January 27, 2014

TBR Dare and reading update

Remember when I said there are better book bloggers?  One of my favorites is Ready When You Are, C.B. who is hosting the Triple Dog TBR Dare.

[edit: James has a new blog at jamesreadsbooks.com because of Blogger feed issues but is still hosting the TBR Dare at the link above.]

I'm not one for reading challenges because as soon as I lock myself into a fixed list I'm not happy.  There's a reason he calls it a "dare" rather that a "challenge."  It's shorter than most of the year-long challenges and you've already created the list yourself.  It's your To Be Read list or pile or shelf.  And while you're locked into a list, it's one of your own making and you can choose how you go about it.  When I started participating in this challenge a few years back, I had over a hundred titles on my TBR list.  I'm always adding and deleting but this has kept me focused on it and now it's under 50 titles in as long as I can remember.

The thing about the challenge is that you can still buy books and I make exceptions for book club books, but you just don't read anything other than what you've already bought or had on your list for a while.  It's a great way to clear the decks for the rest of the year and deal with some ever-present reader guilt.  If you do it right, when April comes around you feel happy and proud and can't wait to tear into some new books!

Since January 1 I've only finished two book.  The first was A Short History of Nearly Everything by Bill Bryson ( a re-read for me and part of my book club) and Terry Pratchett's The Light Fantastic.  That one is part of the Discworld series.  I read his and Neil Gaiman's Good Omens a couple years back and loved it.  Our book club did Guards! Guards! some time back and I loved it.  Then last year there was a sale on the first few Discworld books for the Kindle and I snapped them up,  This one is really a continuation of the story from the first book, The Color of Magic.

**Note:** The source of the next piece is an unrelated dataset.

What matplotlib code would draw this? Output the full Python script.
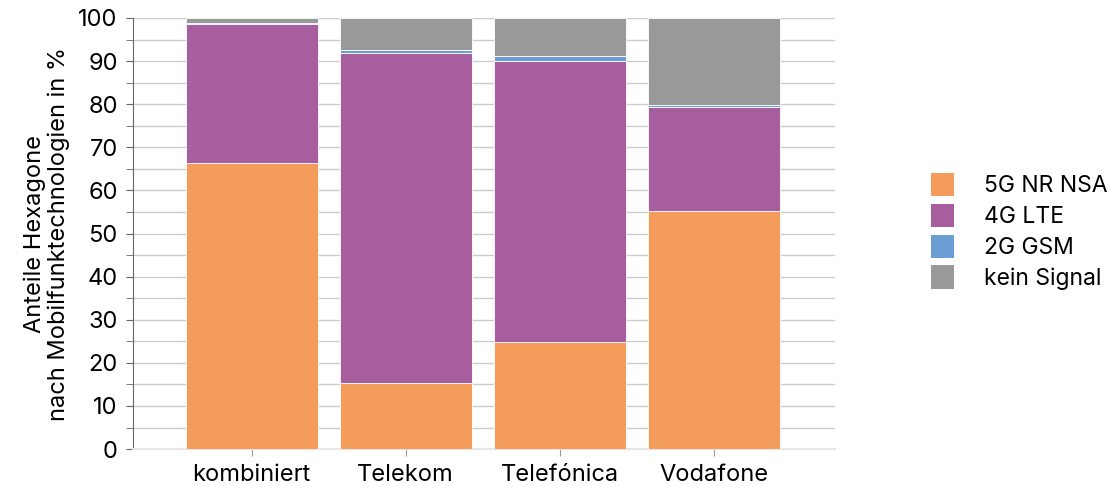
import numpy as np
import matplotlib.pyplot as plt
from matplotlib.patches import Patch

# Daten
anbieter = ['kombiniert', 'Telekom', 'Telefónica', 'Vodafone']
nr5g = [66.4, 15.3, 24.8, 55.2]
lte4g = [32.1, 76.6, 65.3, 24.2]
gsm2g = [0.4, 0.7, 1.1, 0.3]
kein_signal = [1.1, 7.4, 8.8, 20.3]

reihen = ['5G NR NSA', '4G LTE', '2G GSM', 'kein Signal']
farben = ['#F49C5C', '#A75E9F', '#6A9ED5', '#999999']

plt.rcParams['font.family'] = ['Inter', 'DejaVu Sans']

def main():
  fig = plt.figure(figsize=(11.13, 4.86), dpi=100)
  ax = fig.add_axes([0.1195, 0.076, 0.631, 0.887])

  x = np.arange(len(anbieter))
  unten = np.zeros(len(anbieter))
  for werte, farbe in zip([nr5g, lte4g, gsm2g, kein_signal], farben):
    ax.bar(x, werte, width=0.857, bottom=unten, color=farbe,
           edgecolor='white', linewidth=0.6, zorder=3)
    unten += np.array(werte)

  ax.set_xlim(-0.77, 3.79)
  ax.set_ylim(0, 100)
  ax.set_xticks(x)
  ax.set_xticklabels(anbieter)
  ax.set_yticks(np.arange(0, 101, 10))
  ax.set_yticks(np.arange(5, 100, 10), minor=True)
  ax.grid(True, which='both', axis='y', color='#cccccc', linewidth=1.0, zorder=0)

  for s in ['top', 'right']:
    ax.spines[s].set_visible(False)
  ax.spines['left'].set_color('#666666')
  ax.spines['bottom'].set_color('#e6e6e6')
  ax.spines['bottom'].set_linewidth(1.5)

  ax.tick_params(axis='y', which='major', length=5, color='#666666', labelsize=17, pad=6)
  ax.tick_params(axis='y', which='minor', length=5, color='#666666')
  ax.tick_params(axis='x', length=5, color='#999999', labelsize=17, pad=6)

  ax.set_ylabel('Anteile Hexagone\nnach Mobilfunktechnologien in %', fontsize=17,
                linespacing=1.1, labelpad=6)

  handles = [Patch(facecolor=f, edgecolor='none') for f in farben]
  fig.legend(handles, reihen, loc='center left', bbox_to_anchor=(0.818, 0.524),
             frameon=False, fontsize=16.5, handlelength=1.0, handleheight=1.2,
             handletextpad=1.3, labelspacing=0.28)

  fig.savefig('out.png', dpi=100)

if __name__ == "__main__":
  main()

Now you may think it is weird we read book 8 in a 40 book series for the book club.  But you have to imagine the Discworld series as if J.K. Rowling wrote the first seven Harry Potter novels, then wrote a handful of books about the dragon trainers in northern Europe, then a few books about the ghosts, then maybe some Ministry of Magic books and maybe a series about Neville Longbottom and called them all "the Hogwarts Novels."  They'd all take place in the same universe, but they're really different characters and stories.  So book 8  is the first book in a continuing series about the City Watch guards and it's hilarious.  A great place to start and know if you enjoy this kind of Douglas Adams/Monty Python-type of funny and bitingly satirical fantasy.  The first two books are earlier works, so not quite as tightly written and while I quite enjoyed them, I think book 8 is probably a better place to try the Discworld on and see if you like it there. I did, so I'm going to go read them all.  Eventually.